――最初に使ったカメラは?
高校1年のとき、入学祝いに親が買ってくれた一眼レフです。機種は覚えてませんが、リコーの35ミリ。初めて撮ったのは、春の雲でした。2台目は1974年に小学館ビッグコミック賞の受賞インタビューのとき、カメラマンにおすすめの機種を聞いたら、アサヒペンタックスSPがいいと。さっそく賞金で買いました。ぼくは実際にモチーフを見て描いているので取材用のカメラが必需品。仕事道具ですね。3台目は、ミノルタα-7000。初めてニューヨークに行くことになり、急遽、望遠レンズとともに買いました。練習する暇がなく、飛行機の中で説明書を読んだのを覚えています。エンパイアステートビルからの夜景が美しくてね。でも三脚を持っていなかったから、その夜景は全部ブレてしまったんです。(笑)
いまはEOS KissデジタルXが中心。デジタルはなんとなく躊躇していたんですが、3年ほど前から使っています。実際使ってみると、ものすごく便利。速いペースで何枚も撮れるし、失敗したらどんどん消していける。これを買う前は取材のたびに大量のフィルムを用意して撮影中に何度も入れ替えていましたから、非常に楽になった。
――プライベートの旅では?
ぼくの場合、旅行イコール取材なんです。絵に使いたいモチーフはすべて押さえておきたい。イメージだけでは絶対に描けないんです。たとえば雲はまったく同じ形のものはないし、春と夏では明らかに違う。想像で描いてしまうと存在感のない雲になってしまう。

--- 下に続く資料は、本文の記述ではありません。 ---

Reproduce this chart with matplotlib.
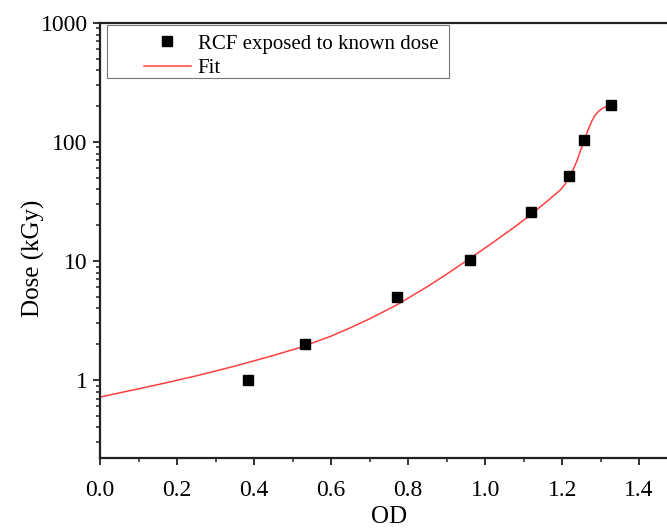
import numpy as np
import matplotlib
matplotlib.use('Agg')
import matplotlib.pyplot as plt
from matplotlib.ticker import FixedLocator, NullFormatter, LogLocator
from matplotlib.patches import Rectangle

plt.rcParams['font.family'] = ['Liberation Serif', 'DejaVu Serif']

# measured film points
od_points = [0.385, 0.532, 0.771, 0.961, 1.119, 1.218, 1.258, 1.327]
dose_points = [1.0, 2.0, 5.0, 10.3, 25.7, 51.8, 104, 205]

# fit curve
od_fit = [0.00, 0.05, 0.10, 0.17, 0.25, 0.35, 0.45, 0.52, 0.60, 0.65, 0.70,
          0.77, 0.85, 0.90, 0.96, 1.02, 1.08, 1.12, 1.16, 1.195, 1.207,
          1.218, 1.228, 1.238, 1.248, 1.258, 1.268, 1.277, 1.285, 1.295,
          1.305, 1.315, 1.327]
dose_fit = [0.72, 0.78, 0.845, 0.946, 1.086, 1.31, 1.61, 1.88, 2.34, 2.75,
            3.27, 4.27, 6.10, 7.76, 10.5, 14.3, 19.7, 24.8, 31.6, 39.5, 44.0,
            50.5, 58.0, 69.0, 85.0, 104, 128, 150, 167, 182,
            192, 199, 205]

fig = plt.figure(figsize=(6.67, 5.29), dpi=100)
ax = fig.add_axes([0.15, 0.134, 0.866, 0.8225])

ax.plot(od_fit, dose_fit, color='#ff4040', lw=1.1, label='Fit', zorder=2)
ax.plot(od_points, dose_points, 's', color='black', ms=7.2,
        label='RCF exposed to known dose', zorder=3)

ax.set_yscale('log')
ax.set_xlim(0, 1.5)
ax.set_ylim(0.221, 1000)

ax.set_xticks([0.0, 0.2, 0.4, 0.6, 0.8, 1.0, 1.2, 1.4])
ax.set_xticklabels(['0.0', '0.2', '0.4', '0.6', '0.8', '1.0', '1.2', '1.4'])
ax.xaxis.set_minor_locator(FixedLocator([0.1, 0.3, 0.5, 0.7, 0.9, 1.1, 1.3]))
ax.set_yticks([1, 10, 100, 1000])
ax.set_yticklabels(['1', '10', '100', '1000'])
ax.yaxis.set_minor_locator(LogLocator(base=10, subs=np.arange(2, 10)))
ax.yaxis.set_minor_formatter(NullFormatter())

ax.spines['right'].set_visible(False)
for s in ['left', 'bottom', 'top']:
    ax.spines[s].set_linewidth(1.6)
    ax.spines[s].set_color('#222222')

ax.tick_params(which='major', direction='out', length=5, width=1.3,
               labelsize=17, color='#222222')
ax.tick_params(axis='x', which='major', pad=11)
ax.tick_params(axis='y', which='major', pad=4)
ax.tick_params(which='minor', direction='out', length=3, width=1.1,
               color='#222222')
ax.tick_params(top=False, right=False, which='both')

ax.set_xlabel('OD', fontsize=18, labelpad=3)
ax.set_ylabel('Dose (kGy)', fontsize=18)
ax.yaxis.set_label_coords(-0.095, 0.46)

# legend with a fixed box like the original
box = Rectangle((0.0125, 0.873), 0.592, 0.122, transform=ax.transAxes,
                facecolor='white', edgecolor='#777777', lw=0.8, zorder=4)
ax.add_patch(box)
handles, labels = ax.get_legend_handles_labels()
leg = ax.legend(handles[::-1], labels[::-1], loc='upper left',
                bbox_to_anchor=(0.05, 1.008), frameon=False, fontsize=15,
                handlelength=2.3, handletextpad=0.3, labelspacing=0.25,
                borderpad=0.2)
leg.set_zorder(5)

fig.savefig('out.png', dpi=100)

人物の場合は事務所のスタッフをモデルにして、ポラロイドで撮っています。服のシワやラインを確認するためですね。ジャケットのシワの出方も、夏場のコットンと冬のウールでは全然違う。デジカメで撮ってプリントアウトするより、早く見られるので便利なんです。面倒じゃないかと聞かれることもありますが、写真に撮ってから描くのはぼくのこだわり。なぜだろうと考えていくと、子どものころの体験に行き着きますね。絵を習っていた家庭教師が1個のりんごを何度も描かせるんです。よく見て描くんだよと言って、ほかのものを描かせてくれない。不満に思いつつも、そのうちりんごの表面に反射したわずかな光や影に気づいた。それを描いたとき、初めてOKをもらいました。徹底的に観察する目を、そのとき教わったんですね。
――撮影時に心がけていることは?
絵にしたい対象を見つけたら、とにかく無差別に撮ります。それも単純に平坦に撮るんじゃなくて、遠近感のあるカメラアングルを意識しています。建物や木が落とす影の形も時間帯によって変わりますから。見た瞬間、引き込まれる絵ってあるでしょう。写真も同じだと思うので、作品にそのまま反映できるように撮るのが理想。人間って、目で見ただけではなかなか記憶に残らないけど、カメラはそこにあるものをそのまま記録してくれる。その場で気づかなかったものに、後で気づかされることも多いんです。
先日、「菜(さい)~ふたたび~」という作品のために芸妓さんの家を取材させてもらいました。部屋の隅々まで歩き回って、2日で500枚は撮ったかな(笑)。間取りを記録しておくという目的だったんですが、写り込んだ何げないものから思いがけないヒントをもらいました。冷蔵庫に張ってある紙、火鉢、三面鏡、神社のお守り……現場ではささいなものに感じたんだけど、写真で改めて見返してみると主人公の行動がふっと浮かんできて物語のイメージが次々とわいてくる。「物がモノを言う時」があるんですね。だからぼくは、好きな音楽を聴きながら取材で撮ってきた写真をながめる作業がとても楽しいんですよ。